Il suo corpo, secondo sempre la mitologia, è ancora disteso sotto l'Isola e in corrispondenza del vulcano ci sarebbe la sua testa: quando il gigante grida è dall'Etna che esce la sua rabbia, sottoforma di lapilli e fuoco.

Non possono mancare i riferimenti al fabbro degli dei: Efesto (o Vulcano, anche dio del fuoco e della metallurgia).

La sua officina è quindi proprio dentro l'Etna che, sempre secondo la complessa struttura del mondo secondo la mitologia greca, è anche il "mondo dei morti" greco, il Tartaro.

Etna però è anche una dea, la figlia di Urano e Gea, che rispettivamente sono la personificazione del Cielo e della Terra, il vulcano dunque è il frutto dell'unione tra il cielo e la terra.

È anche un semplice arbitro durante le dispute tra il dio del fuoco Efesto e la dea delle messi (del grano) Demetra ed è anche descritta come la madre dei Palici.

I fratelli Palici sono figli di Zeus e della ninfa Talia, nacquero però sottoterra perchè la madre aveva paura che Giunone, compagna ufficiale di Zeus, potesse ucciderli.

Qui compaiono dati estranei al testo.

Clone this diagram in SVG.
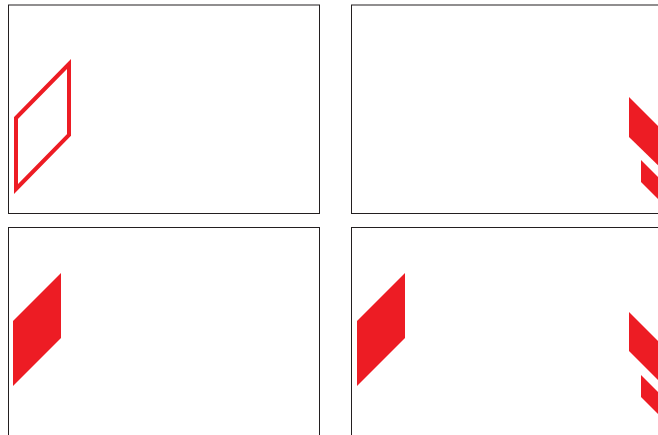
<svg xmlns="http://www.w3.org/2000/svg" width="658" height="435" viewBox="0 0 658 435">
<style>
.frame{fill:#fff;stroke:#231f20;stroke-width:1}
.red{fill:#ed1c24}
.outline{fill:none;stroke:#ed1c24;stroke-width:4}
</style>
<rect width="658" height="435" fill="#fff"/>
<g id="panel-top-left">
<rect class="frame" x="8.5" y="5" width="311" height="208.5"/>
<path class="outline" d="M16,118 L69,64 L69,135 L16,189 Z"/>
</g>
<g id="panel-top-right">
<rect class="frame" x="351.5" y="5" width="320" height="208.5"/>
<polygon class="red" points="629,97 670,138 670,177 629,137"/>
<polygon class="red" points="641,160 670,189 670,211 641,182"/>
</g>
<g id="panel-bottom-left">
<rect class="frame" x="8.5" y="227.5" width="311" height="220"/>
<polygon class="red" points="13,321 61,273 61,338 13,386"/>
</g>
<g id="panel-bottom-right">
<rect class="frame" x="351.5" y="227.5" width="320" height="220"/>
<polygon class="red" points="357,321 405,273 405,338 357,386"/>
<polygon class="red" points="629,312 670,353 670,392 629,351"/>
<polygon class="red" points="641,375 670,404 670,426 641,397"/>
</g>
</svg>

Un mito molto noto è anche quello del rapimento di Persefone: Ade, zio della giovane e dio degli Inferi, l'attirò con un narciso e quando lei lo raggiunse si aprì, nel punto in cui erano, una immensa voragine nel terreno che li ingoiò.

Alla notizia del rapimento della figlia Demetra iniziò a cercarla con una fiaccola accesa nelle viscere dell’Etna. Persefone fu trovata dopo che si era nutrita del cibo degli inferi (chicchi di melagrana) e chi lo mangia non può più andare via.

Il vulcano della Sicilia è di fatto di una divina maestosità che da sempre ispira la letteratura: è un luogo in cui mito e natura si fondono.